According to family members, she was one of Baltimore’s first African-American crossing guards and was honored by students and faculty of School #162 for outstanding and conscientious service.
In 1971 she was named Baltimore’s most popular crossing guard in a competition spurred by the AFRO. Her tally was an unbelievable 1.3 million votes helping her easily surpass the other 142 contestants.
She was born Edith Henrietta Jackson on April 1, 1922 in Blackstone, Va. to Gertrude Yates Jackson and Purcell Jackson. She died Aug. 20.
One of four daughters and two sons, Edith (at age 6) moved with her family to Baltimore, and ultimately graduated from Frederick Douglass High School. Edith received her early Christian nurturing in Leadenhall Baptist Church and in 1940. She married the love of her life, Earl Cooper.
She was familiarly known as “Edie” and was affectionately called “Bootsie” by family and close friends.
With Earl, Edith was blessed with three daughters — Barbara, Earlene and Gloria. She and Earl were known for their collaborative humor, often entertaining friends and family with endless laughter at parties, gatherings and on their bus excursions. Earl’s passing after 35 years of marriage in 1975 left Edie honoring his memory the rest of her life, remaining his widow for nearly 40 years.
As an adult, she became a member of Shiloh Christian Community Church while it was in its formative years under its founder Rev. George W. Baynard. She remained dedicated until her health no longer permitted her to attend. Upon the arrival of her first grandchild Ashley (1984) Edie garnered another term of endearment, “Grand mere” the French nomenclature for grandmother.
She loved entertaining, cooking, hosting and sharing her home and well manicured garden. In 1990, WJZ’TV’s weather forecaster Bob Turk broadcasted live from her garden.
Edie’s delicious food and generous beverages made it one of Bob Turk’s best days at work, and made it equally hard for him to leave.

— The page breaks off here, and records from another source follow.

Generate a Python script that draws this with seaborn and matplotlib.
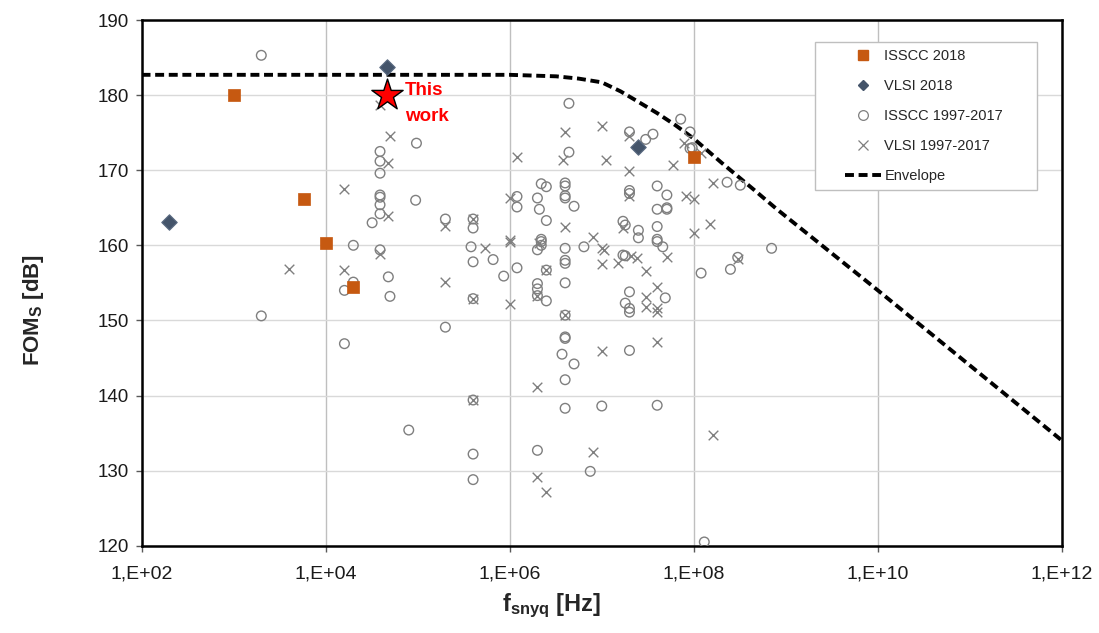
import numpy as np
import pandas as pd
import matplotlib
matplotlib.use("Agg")
import matplotlib.pyplot as plt
import seaborn as sns
from matplotlib.lines import Line2D
from matplotlib.patches import Rectangle
from matplotlib.ticker import FixedLocator, FuncFormatter, NullLocator

# ---------------------------------------------------------------------------
# Data: Nyquist sampling frequency [Hz] and Schreier figure of merit [dB]
# ---------------------------------------------------------------------------
isscc_2018_f = [1.0e3, 5.8e3, 1.0e4, 2.0e4, 1.0e8]
isscc_2018_fom = [180.0, 166.2, 160.3, 154.4, 171.7]

vlsi_2018_f = [2.0e2, 4.7e4, 2.5e7]
vlsi_2018_fom = [163.1, 183.7, 173.1]

this_work_f = [4.6e4]
this_work_fom = [180.0]

isscc_old_f = [
    2.0e3, 9.7e4, 3.9e4, 3.9e4, 3.9e4, 3.9e4, 3.9e4, 3.9e4, 3.9e4, 9.5e4,
    3.2e4, 2.0e4, 3.9e4, 4.8e4, 2.0e4, 1.6e4, 5.0e4, 2.0e3, 1.6e4, 8.0e4,
    4.4e6, 4.4e6, 2.2e6, 2.5e6, 4.0e6, 4.0e6, 4.0e6, 4.0e6, 5.0e6, 1.2e6,
    1.2e6, 2.0e6, 2.1e6, 2.5e6, 2.0e5, 4.0e5, 4.0e5, 3.8e5, 4.0e5, 6.6e5,
    8.6e5, 1.2e6, 2.2e6, 2.2e6, 2.2e6, 2.0e6, 4.0e6, 4.0e6, 4.0e6, 6.4e6,
    2.0e6, 2.0e6, 2.0e6, 2.5e6, 4.0e6, 4.0e6, 2.0e5, 4.0e6, 4.0e6, 3.7e6,
    5.0e6, 4.0e6, 4.0e5, 4.0e6, 1.0e7, 4.0e5, 2.0e6, 4.0e5, 7.5e6, 4.0e5,
    2.5e6, 7.2e7, 2.0e7, 3.0e7, 3.6e7, 9.1e7, 9.1e7, 9.6e7, 2.0e7, 2.0e7,
    4.0e7, 5.1e7, 4.0e7, 5.1e7, 5.1e7, 1.7e7, 1.8e7, 2.5e7, 2.5e7, 4.0e7,
    4.0e7, 4.0e7, 4.6e7, 2.3e8, 3.2e8, 7.0e8, 3.0e8, 2.5e8, 1.2e8, 1.7e7,
    1.8e7, 2.0e7, 1.8e7, 2.0e7, 2.0e7, 4.9e7, 2.0e7, 4.0e7, 1.3e8,
]
isscc_old_fom = [
    185.3, 173.6, 172.5, 171.2, 169.6, 166.7, 166.4, 165.4, 164.2, 166.0,
    163.0, 160.0, 159.4, 155.8, 155.1, 154.0, 153.2, 150.6, 146.9, 135.4,
    178.9, 172.4, 168.2, 167.8, 168.3, 167.9, 166.6, 166.3, 165.2, 166.5,
    165.1, 166.3, 164.8, 163.3, 163.5, 163.5, 162.3, 159.8, 157.8, 158.1,
    155.9, 157.0, 160.8, 160.5, 160.0, 159.4, 159.6, 158.0, 157.6, 159.8,
    154.9, 154.2, 153.3, 152.6, 155.0, 150.7, 149.1, 147.8, 147.6, 145.5,
    144.2, 142.1, 139.4, 138.3, 138.6, 132.2, 132.7, 128.8, 129.9, 152.9,
    156.7, 176.8, 175.1, 174.1, 174.8, 175.1, 172.9, 173.0, 167.3, 166.9,
    167.9, 166.7, 164.8, 165.0, 164.8, 163.2, 162.7, 162.0, 161.0, 162.5,
    160.8, 160.5, 159.8, 168.4, 168.0, 159.6, 158.4, 156.8, 156.3, 158.7,
    158.6, 153.8, 152.3, 151.6, 151.1, 153.0, 146.0, 138.7, 120.5,
]

vlsi_old_f = [
    3.9e4, 5.0e4, 4.8e4, 1.6e4, 4.8e4, 3.9e4, 4.0e3, 1.6e4, 4.0e6, 1.0e7,
    3.8e6, 1.1e7, 1.2e6, 1.0e6, 4.0e6, 8.0e6, 2.0e5, 4.0e5, 1.0e6, 1.0e6,
    5.4e5, 2.1e6, 1.0e7, 1.05e7, 1.0e7, 2.0e5, 4.0e5, 1.0e6, 2.0e6, 4.0e6,
    1.0e7, 2.0e6, 4.0e5, 8.0e6, 2.0e6, 2.5e6, 2.5e6, 2.0e7, 7.8e7, 1.2e8,
    2.0e7, 6.0e7, 2.0e7, 8.2e7, 1.0e8, 1.6e8, 1.7e7, 5.1e7, 1.0e8, 1.5e8,
    3.0e8, 1.5e7, 2.1e7, 2.4e7, 3.0e7, 4.0e7, 3.0e7, 3.0e7, 4.0e7, 4.0e7,
    4.0e7, 1.6e8,
]
vlsi_old_fom = [
    178.7, 174.6, 170.9, 167.5, 163.9, 158.9, 156.9, 156.7, 175.1, 175.9,
    171.3, 171.3, 171.8, 166.3, 162.5, 161.1, 162.6, 163.5, 160.7, 160.5,
    159.6, 160.3, 159.6, 159.4, 157.5, 155.1, 152.9, 152.2, 153.2, 150.7,
    145.9, 141.1, 139.4, 132.5, 129.1, 127.2, 156.7, 174.5, 173.6, 172.3,
    169.9, 170.7, 166.5, 166.6, 166.2, 168.3, 162.3, 158.5, 161.6, 162.8,
    158.2, 157.6, 158.6, 158.3, 156.6, 154.5, 153.1, 151.8, 151.6, 151.1,
    147.1, 134.8,
]

envelope_f = [1e2, 1e4, 1e6, 3.2e6, 5.6e6, 1e7, 1.6e7, 2.5e7, 4e7, 6.3e7,
              1e8, 2e8, 4.5e8, 8e8, 1e10, 1e12]
envelope_fom = [182.7, 182.7, 182.7, 182.5, 182.2, 181.7, 180.5, 179.1, 177.6,
                176.0, 174.2, 171.0, 167.4, 164.8, 154.0, 134.0]

x_ticks = [1e2, 1e4, 1e6, 1e8, 1e10, 1e12]
y_ticks = [120, 130, 140, 150, 160, 170, 180, 190]

# ---------------------------------------------------------------------------
# Style
# ---------------------------------------------------------------------------
sns.set_theme(style="white")
plt.rcParams["font.family"] = ["Liberation Sans", "DejaVu Sans"]
plt.rcParams["mathtext.fontset"] = "custom"
plt.rcParams["mathtext.rm"] = "Liberation Sans"
plt.rcParams["mathtext.bf"] = "Liberation Sans:bold"
plt.rcParams["mathtext.it"] = "Liberation Sans:italic"

ORANGE = "#C65911"
SLATE = "#44546A"
GREY = "#7F7F7F"
ENV_DASH = (0, (2.3, 1.2))

fig = plt.figure(figsize=(10.99, 6.33), dpi=100)
ax = fig.add_axes([0.1288, 0.1379, 0.8375, 0.8305])
ax.set_xscale("log")

# Envelope
sns.lineplot(x=envelope_f, y=envelope_fom, ax=ax, color="black", lw=2.8,
             linestyle=ENV_DASH, sort=True, estimator=None, zorder=2)

# Older publications
sns.scatterplot(x=isscc_old_f, y=isscc_old_fom, ax=ax, marker="o", s=48,
                facecolor="none", edgecolor=GREY, linewidth=1.0, zorder=3)
sns.scatterplot(x=vlsi_old_f, y=vlsi_old_fom, ax=ax, marker="x", s=48,
                color=GREY, edgecolor=None, linewidth=1.0, zorder=3)

# 2018 publications
sns.scatterplot(x=isscc_2018_f, y=isscc_2018_fom, ax=ax, marker="s", s=80,
                color=ORANGE, edgecolor=ORANGE, linewidth=0.5, zorder=4)
sns.scatterplot(x=vlsi_2018_f, y=vlsi_2018_fom, ax=ax, marker="D", s=62,
                color=SLATE, edgecolor="#5B6B82", linewidth=0.8, zorder=4)

# This work
sns.scatterplot(x=this_work_f, y=this_work_fom, ax=ax, marker="*", s=560,
                color="#FF0000", edgecolor="black", linewidth=1.0, zorder=5)
ax.text(7.3e4, 180.6, "This", color="#FF0000", fontsize=13.5,
        fontweight="bold", ha="left", va="center", zorder=6)
ax.text(7.3e4, 177.2, "work", color="#FF0000", fontsize=13.5,
        fontweight="bold", ha="left", va="center", zorder=6)

# Axes, ticks and grid
ax.set_xlim(1e2, 1e12)
ax.set_ylim(120, 190)
ax.xaxis.set_major_locator(FixedLocator(x_ticks))
ax.xaxis.set_minor_locator(NullLocator())
ax.xaxis.set_major_formatter(
    FuncFormatter(lambda v, _: "1,E+{:02d}".format(int(round(np.log10(v))))))
ax.yaxis.set_major_locator(FixedLocator(y_ticks))
ax.tick_params(axis="both", which="major", labelsize=13.5, direction="out",
               length=4, width=1, color="#595959", pad=5, labelcolor="#1a1a1a")
ax.tick_params(axis="x", pad=10, labelsize=14)
ax.tick_params(left=True, bottom=True)

ax.set_axisbelow(True)
ax.yaxis.grid(True, color="#D9D9D9", lw=1.0)
ax.xaxis.grid(True, color="#BFBFBF", lw=1.0)

for sp in ax.spines.values():
    sp.set_visible(True)
    sp.set_color("black")
    sp.set_linewidth(1.8)

ax.set_xlabel(r"f$_\mathbf{snyq}$ [Hz]", fontsize=17, fontweight="bold")
ax.set_ylabel(r"FOM$_\mathbf{S}$ [dB]", fontsize=16, fontweight="bold")
ax.xaxis.set_label_coords(0.446, -0.088)
ax.yaxis.set_label_coords(-0.104, 0.448)

# Legend: white box with a light frame, entries placed inside it
ax.add_patch(Rectangle((0.7317, 0.6766), 0.2412, 0.2816,
                       transform=ax.transAxes, facecolor="white",
                       edgecolor="#BFBFBF", lw=1.0, zorder=6))
handles = [
    Line2D([], [], ls="none", marker="s", markersize=7, color=ORANGE),
    Line2D([], [], ls="none", marker="D", markersize=5, color=SLATE),
    Line2D([], [], ls="none", marker="o", markersize=7, mfc="none",
           mec=GREY, mew=0.9),
    Line2D([], [], ls="none", marker="x", markersize=7, color=GREY, mew=0.9),
    Line2D([], [], color="black", lw=2.8, linestyle=ENV_DASH),
]
labels = ["ISSCC 2018", "VLSI 2018", "ISSCC 1997-2017", "VLSI 1997-2017",
          "Envelope"]
leg = ax.legend(handles, labels, loc="upper left",
                bbox_to_anchor=(0.7643, 0.9448), fontsize=10.5, frameon=False,
                borderpad=0.0, borderaxespad=0.0, labelspacing=1.1,
                handlelength=2.5, handletextpad=0.2)
leg.set_zorder(7)

fig.savefig("out.png", dpi=100)
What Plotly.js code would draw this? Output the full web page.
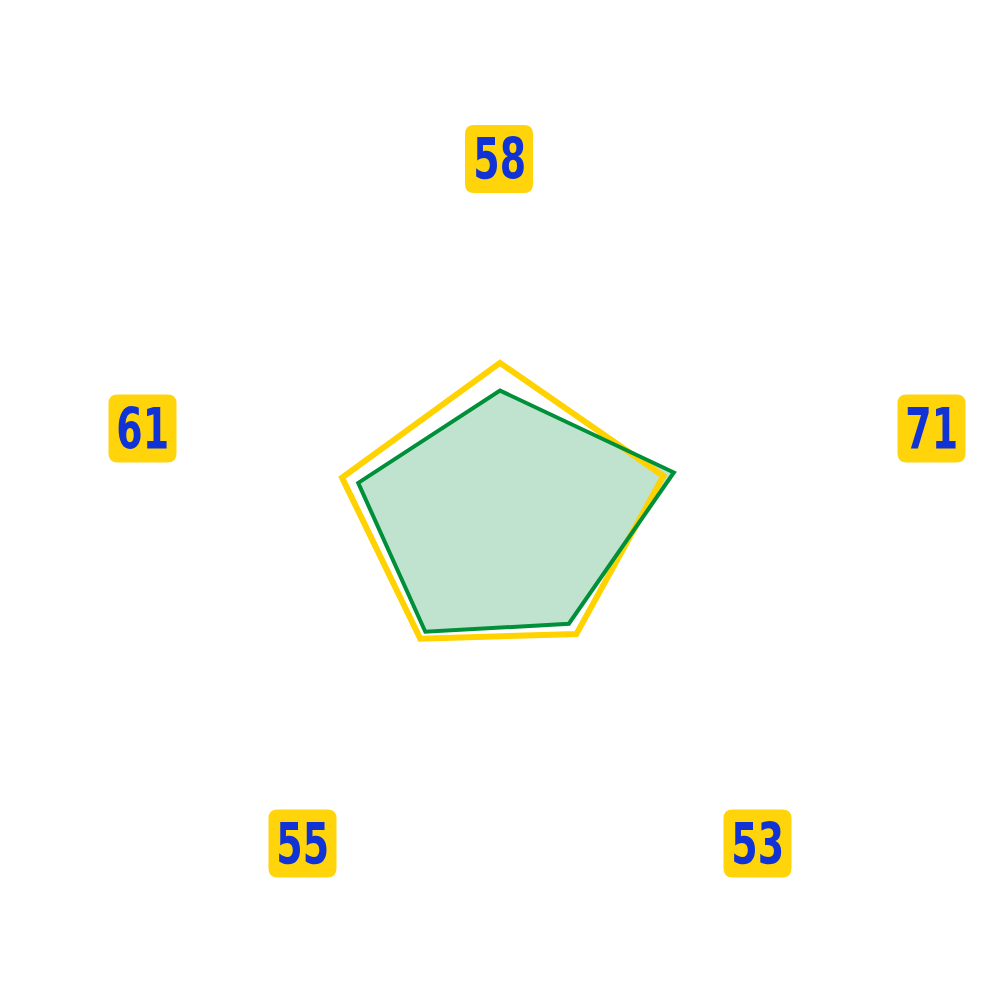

Edith H. Cooper will live forever in the memory her daughters Barbara Cooper Lee (John,) Earlene Cooper and Gloria Cooper Robertson (John); grandchildren Ashley and Dominique Robertson; two great-grandchildren Amari and Amir Robertson; sister-in-law Joanna Askins; godchildren Michelle “Dooxie,” Margaret Fields and Robin Baskerville; several cousins and a host of other family and friends.
Services for Mrs. Cooper will be held 10 a.m. beginning with the family hour with the funeral following at 10:30 a.m., Aug. 30 at The Open Church of Maryland, 5010 Briarclift Road (corner of Baltimore Nat’l Pike – Rt 40, Baltimore, where the Rev. Dr. Brad R. Braxton is senior pastor.